⟨

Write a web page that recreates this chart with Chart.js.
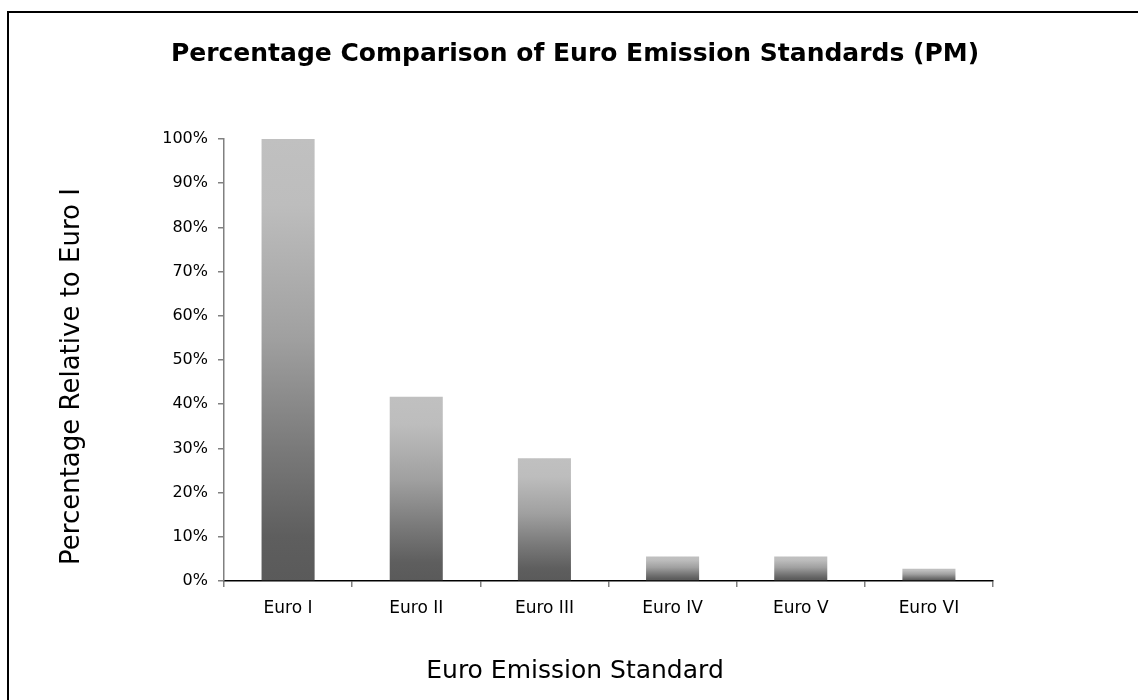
<!DOCTYPE html>
<html>
<head>
<meta charset="utf-8">
<script src="https://cdn.jsdelivr.net/npm/chart.js@4/dist/chart.umd.min.js"></script>
<style>
  html, body { margin: 0; padding: 0; background: #fff; }
  #wrap { position: relative; width: 1138px; height: 700px; overflow: hidden; }
  #frame { position: absolute; left: 7px; top: 11px; width: 1200px; height: 800px; border: 2px solid #000; box-sizing: border-box; }
  #chart { position: absolute; left: 0; top: 0; }
</style>
</head>
<body>
<div id="wrap">
  <div id="frame"></div>
  <canvas id="chart" width="1138" height="700"></canvas>
</div>
<script>
// PM limits expressed relative to Euro I
const standards = ["Euro I", "Euro II", "Euro III", "Euro IV", "Euro V", "Euro VI"];
const relativePct = [100, 41.67, 27.78, 5.56, 5.56, 2.78];
const yTickStep = 10;
const yMax = 100;

const FONT = "'DejaVu Sans', Verdana, sans-serif";

// vertical grey gradient, light on top, dark at the base of every bar
function barGradient(ctx) {
  const chart = ctx.chart;
  if (!chart.chartArea || ctx.type !== "data") return "#8c8c8c";
  const y = chart.scales.y;
  const top = y.getPixelForValue(ctx.raw);
  const base = y.getPixelForValue(0);
  const g = chart.ctx.createLinearGradient(0, top, 0, base);
  g.addColorStop(0, "#c0c0c0");
  g.addColorStop(0.15, "#bdbdbd");
  g.addColorStop(0.45, "#a0a0a0");
  g.addColorStop(0.7, "#7a7a7a");
  g.addColorStop(0.9, "#5e5e5e");
  g.addColorStop(1, "#5a5a5a");
  return g;
}

new Chart(document.getElementById("chart"), {
  type: "bar",
  data: {
    labels: standards,
    datasets: [{
      label: "PM",
      data: relativePct,
      backgroundColor: barGradient,
      borderWidth: 0,
      barPercentage: 0.414,
      categoryPercentage: 1
    }]
  },
  options: {
    responsive: false,
    animation: false,
    layout: { padding: { top: 11, left: 58, right: 46, bottom: 14 } },
    plugins: {
      legend: { display: false },
      tooltip: { enabled: false },
      title: {
        display: true,
        text: "Percentage Comparison of Euro Emission Standards (PM)",
        color: "#000",
        font: { family: FONT, size: 25, weight: "bold" },
        padding: { top: 28, bottom: 70 }
      },
      // x-axis caption, centred on the whole chart like the original
      subtitle: {
        display: true,
        position: "bottom",
        text: "Euro Emission Standard",
        color: "#000",
        font: { family: FONT, size: 25 },
        padding: { top: 26.6, bottom: 0 }
      }
    },
    scales: {
      x: {
        grid: { display: true, drawOnChartArea: false, drawTicks: true, tickLength: 6, color: "#808080", lineWidth: 1.5 },
        border: { display: true, color: "#000", width: 1.5 },
        ticks: { color: "#000", font: { family: FONT, size: 17 }, padding: 11 }
      },
      y: {
        min: 0,
        max: yMax,
        afterFit: (scale) => { scale.width = 166; },
        grid: { display: true, drawOnChartArea: false, drawTicks: true, tickLength: 6, color: "#808080", lineWidth: 1.5 },
        border: { display: true, color: "#808080", width: 1.5 },
        ticks: {
          stepSize: yTickStep,
          color: "#000",
          font: { family: FONT, size: 16 },
          padding: 10,
          callback: (v) => v + "%"
        },
        title: {
          display: true,
          text: "Percentage Relative to Euro I    ",
          color: "#000",
          font: { family: FONT, size: 26 },
          padding: { top: -1, bottom: 0 }
        }
      },
      // empty spacer on the right so the plot sits where the original does
      spacer: {
        position: "right",
        display: true,
        afterFit: (scale) => { scale.width = 99; },
        grid: { display: false },
        border: { display: false },
        ticks: { display: false }
      }
    }
  }
});
</script>
</body>
</html>
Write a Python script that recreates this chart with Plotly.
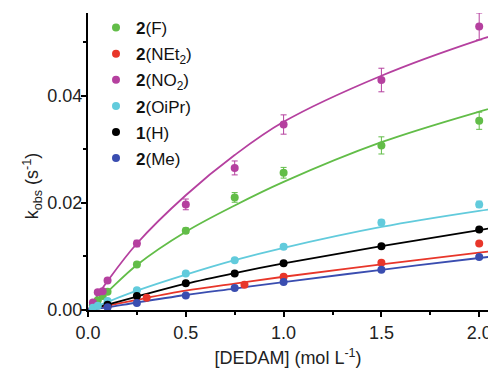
import plotly.graph_objects as go

# ---------------- data ----------------
names = ["<b>2</b>(F)", "<b>2</b>(NEt<sub>2</sub>)", "<b>2</b>(NO<sub>2</sub>)",
         "<b>2</b>(OiPr)", "<b>1</b>(H)", "<b>2</b>(Me)"]
colors = ["#62bd48", "#e8362a", "#b5409f", "#62cbdc", "#000000", "#3a4db0"]

# measured points
x_F = [0.025, 0.05, 0.075, 0.1, 0.25, 0.5, 0.75, 1.0, 1.5, 2.0]
y_F = [0.0009, 0.0018, 0.0026, 0.0034, 0.0085, 0.0148, 0.0210, 0.0256, 0.0307, 0.0353]
e_F = [0.0001, 0.0002, 0.0002, 0.0003, 0.0004, 0.0005, 0.0009, 0.0010, 0.0016, 0.0016]

x_NEt2 = [0.1, 0.3, 0.8, 1.0, 1.5, 2.0]
y_NEt2 = [0.0007, 0.0023, 0.0047, 0.0062, 0.0088, 0.0124]
e_NEt2 = [0.0001, 0.0002, 0.0002, 0.0003, 0.0003, 0.0003]

x_NO2 = [0.025, 0.05, 0.075, 0.1, 0.25, 0.5, 0.75, 1.0, 1.5, 2.0]
y_NO2 = [0.0014, 0.0033, 0.0035, 0.0055, 0.0124, 0.0197, 0.0265, 0.0346, 0.0429, 0.0529]
e_NO2 = [0.0002, 0.0003, 0.0003, 0.0004, 0.0006, 0.0010, 0.0013, 0.0018, 0.0022, 0.0025]

x_OiPr = [0.025, 0.05, 0.1, 0.25, 0.5, 0.75, 1.0, 1.5, 2.0]
y_OiPr = [0.0004, 0.0008, 0.0017, 0.0037, 0.0068, 0.0093, 0.0118, 0.0163, 0.0197]
e_OiPr = [0.0001, 0.0001, 0.0002, 0.0002, 0.0003, 0.0003, 0.0004, 0.0005, 0.0006]

x_H = [0.1, 0.25, 0.5, 0.75, 1.0, 1.5, 2.0]
y_H = [0.0010, 0.0026, 0.0050, 0.0068, 0.0087, 0.0119, 0.0150]
e_H = [0.0001, 0.0002, 0.0002, 0.0002, 0.0003, 0.0003, 0.0004]

x_Me = [0.1, 0.25, 0.5, 0.75, 1.0, 1.5, 2.0]
y_Me = [0.0005, 0.0013, 0.0027, 0.0041, 0.0052, 0.0075, 0.0099]
e_Me = [0.0001, 0.0001, 0.0002, 0.0002, 0.0002, 0.0003, 0.0003]

# fitted curves
fit_x = [0.0, 0.1, 0.25, 0.5, 0.75, 1.0, 1.5, 2.0, 2.1]
fit_F = [0.0, 0.0034, 0.0084, 0.0146, 0.0195, 0.0239, 0.0313, 0.0370, 0.0380]
fit_NEt2 = [0.0, 0.0008, 0.0019, 0.0036, 0.0049, 0.0062, 0.0085, 0.0107, 0.0111]
fit_NO2 = [0.0, 0.0054, 0.0124, 0.0214, 0.0289, 0.0351, 0.0437, 0.0504, 0.0515]
fit_OiPr = [0.0, 0.0015, 0.0036, 0.0066, 0.0093, 0.0116, 0.0155, 0.0185, 0.0190]
fit_H = [0.0, 0.0010, 0.0025, 0.0049, 0.0069, 0.0087, 0.0119, 0.0149, 0.0155]
fit_Me = [0.0, 0.0005, 0.0014, 0.0028, 0.0040, 0.0052, 0.0075, 0.0097, 0.0101]

x_ticks = [0.0, 0.5, 1.0, 1.5, 2.0]
y_ticks = [0.00, 0.02, 0.04]

series = [
    (x_F, y_F, e_F, fit_F),
    (x_NEt2, y_NEt2, e_NEt2, fit_NEt2),
    (x_NO2, y_NO2, e_NO2, fit_NO2),
    (x_OiPr, y_OiPr, e_OiPr, fit_OiPr),
    (x_H, y_H, e_H, fit_H),
    (x_Me, y_Me, e_Me, fit_Me),
]

FONT = "Liberation Sans, Arial, sans-serif"

fig = go.Figure()
for i, (xs, ys, es, fy) in enumerate(series):
    fig.add_trace(go.Scatter(
        x=fit_x, y=fy, mode="lines", line=dict(color=colors[i], width=1.8, shape="spline"),
        showlegend=False, hoverinfo="skip", cliponaxis=True))
for i, (xs, ys, es, fy) in enumerate(series):
    fig.add_trace(go.Scatter(
        x=xs, y=ys, mode="markers", name=names[i], legendgroup=str(i),
        marker=dict(color=colors[i], size=8),
        error_y=dict(type="data", array=es, color=colors[i], thickness=1, width=3),
        cliponaxis=False))

fig.update_layout(
    width=488, height=373,
    margin=dict(l=88, r=0, t=13, b=63, autoexpand=False),
    paper_bgcolor="white", plot_bgcolor="white",
    font=dict(family=FONT, size=18, color="#222"),
    showlegend=True,
    legend=dict(x=0.02, y=1.01, xanchor="left", yanchor="top",
                bgcolor="rgba(0,0,0,0)", font=dict(size=17, color="#111"),
                tracegroupgap=1, itemwidth=30),
    xaxis=dict(range=[0, 2.045], tickvals=x_ticks, ticktext=[f"{v:.1f}" for v in x_ticks],
               ticklabeloverflow="allow", automargin=False,
               showline=True, linecolor="black", linewidth=2,
               ticks="outside", ticklen=5, tickwidth=2, tickcolor="black",
               minor=dict(dtick=0.25, ticks="outside", ticklen=3, tickwidth=1.5, tickcolor="black"),
               showgrid=False, zeroline=False,
               title=dict(text="[DEDAM] (mol L<sup>-1</sup>)", font=dict(size=18), standoff=10)),
    yaxis=dict(range=[0, 0.0554], tickvals=y_ticks, ticktext=[f"{v:.2f}" for v in y_ticks],
               ticklabelstandoff=-5, automargin=False,
               showline=True, linecolor="black", linewidth=2,
               ticks="outside", ticklen=5, tickwidth=2, tickcolor="black",
               minor=dict(dtick=0.01, ticks="outside", ticklen=3, tickwidth=1.5, tickcolor="black"),
               showgrid=False, zeroline=False),
    annotations=[dict(text="k<sub>obs</sub> (s<sup>-1</sup>)", xref="paper", yref="paper",
                      x=-0.14, y=0.42, textangle=-90, showarrow=False,
                      font=dict(size=18, color="#222"), xanchor="center", yanchor="middle")],
)

fig.write_html("out.html")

⟩

#### [Problem to solve]
Transcribe, exactly as written, the lines starting at the one with "Write a Python" and ending at the one with "0.0075, 0.0097, 0.0101]", and nothing more. Pictures are not part of the copy.

#### [Expected answer]
Write a Python script that recreates this chart with Plotly.
import plotly.graph_objects as go

# ---------------- data ----------------
names = ["<b>2</b>(F)", "<b>2</b>(NEt<sub>2</sub>)", "<b>2</b>(NO<sub>2</sub>)",
         "<b>2</b>(OiPr)", "<b>1</b>(H)", "<b>2</b>(Me)"]
colors = ["#62bd48", "#e8362a", "#b5409f", "#62cbdc", "#000000", "#3a4db0"]

# measured points
x_F = [0.025, 0.05, 0.075, 0.1, 0.25, 0.5, 0.75, 1.0, 1.5, 2.0]
y_F = [0.0009, 0.0018, 0.0026, 0.0034, 0.0085, 0.0148, 0.0210, 0.0256, 0.0307, 0.0353]
e_F = [0.0001, 0.0002, 0.0002, 0.0003, 0.0004, 0.0005, 0.0009, 0.0010, 0.0016, 0.0016]

x_NEt2 = [0.1, 0.3, 0.8, 1.0, 1.5, 2.0]
y_NEt2 = [0.0007, 0.0023, 0.0047, 0.0062, 0.0088, 0.0124]
e_NEt2 = [0.0001, 0.0002, 0.0002, 0.0003, 0.0003, 0.0003]

x_NO2 = [0.025, 0.05, 0.075, 0.1, 0.25, 0.5, 0.75, 1.0, 1.5, 2.0]
y_NO2 = [0.0014, 0.0033, 0.0035, 0.0055, 0.0124, 0.0197, 0.0265, 0.0346, 0.0429, 0.0529]
e_NO2 = [0.0002, 0.0003, 0.0003, 0.0004, 0.0006, 0.0010, 0.0013, 0.0018, 0.0022, 0.0025]

x_OiPr = [0.025, 0.05, 0.1, 0.25, 0.5, 0.75, 1.0, 1.5, 2.0]
y_OiPr = [0.0004, 0.0008, 0.0017, 0.0037, 0.0068, 0.0093, 0.0118, 0.0163, 0.0197]
e_OiPr = [0.0001, 0.0001, 0.0002, 0.0002, 0.0003, 0.0003, 0.0004, 0.0005, 0.0006]

x_H = [0.1, 0.25, 0.5, 0.75, 1.0, 1.5, 2.0]
y_H = [0.0010, 0.0026, 0.0050, 0.0068, 0.0087, 0.0119, 0.0150]
e_H = [0.0001, 0.0002, 0.0002, 0.0002, 0.0003, 0.0003, 0.0004]

x_Me = [0.1, 0.25, 0.5, 0.75, 1.0, 1.5, 2.0]
y_Me = [0.0005, 0.0013, 0.0027, 0.0041, 0.0052, 0.0075, 0.0099]
e_Me = [0.0001, 0.0001, 0.0002, 0.0002, 0.0002, 0.0003, 0.0003]

# fitted curves
fit_x = [0.0, 0.1, 0.25, 0.5, 0.75, 1.0, 1.5, 2.0, 2.1]
fit_F = [0.0, 0.0034, 0.0084, 0.0146, 0.0195, 0.0239, 0.0313, 0.0370, 0.0380]
fit_NEt2 = [0.0, 0.0008, 0.0019, 0.0036, 0.0049, 0.0062, 0.0085, 0.0107, 0.0111]
fit_NO2 = [0.0, 0.0054, 0.0124, 0.0214, 0.0289, 0.0351, 0.0437, 0.0504, 0.0515]
fit_OiPr = [0.0, 0.0015, 0.0036, 0.0066, 0.0093, 0.0116, 0.0155, 0.0185, 0.0190]
fit_H = [0.0, 0.0010, 0.0025, 0.0049, 0.0069, 0.0087, 0.0119, 0.0149, 0.0155]
fit_Me = [0.0, 0.0005, 0.0014, 0.0028, 0.0040, 0.0052, 0.0075, 0.0097, 0.0101]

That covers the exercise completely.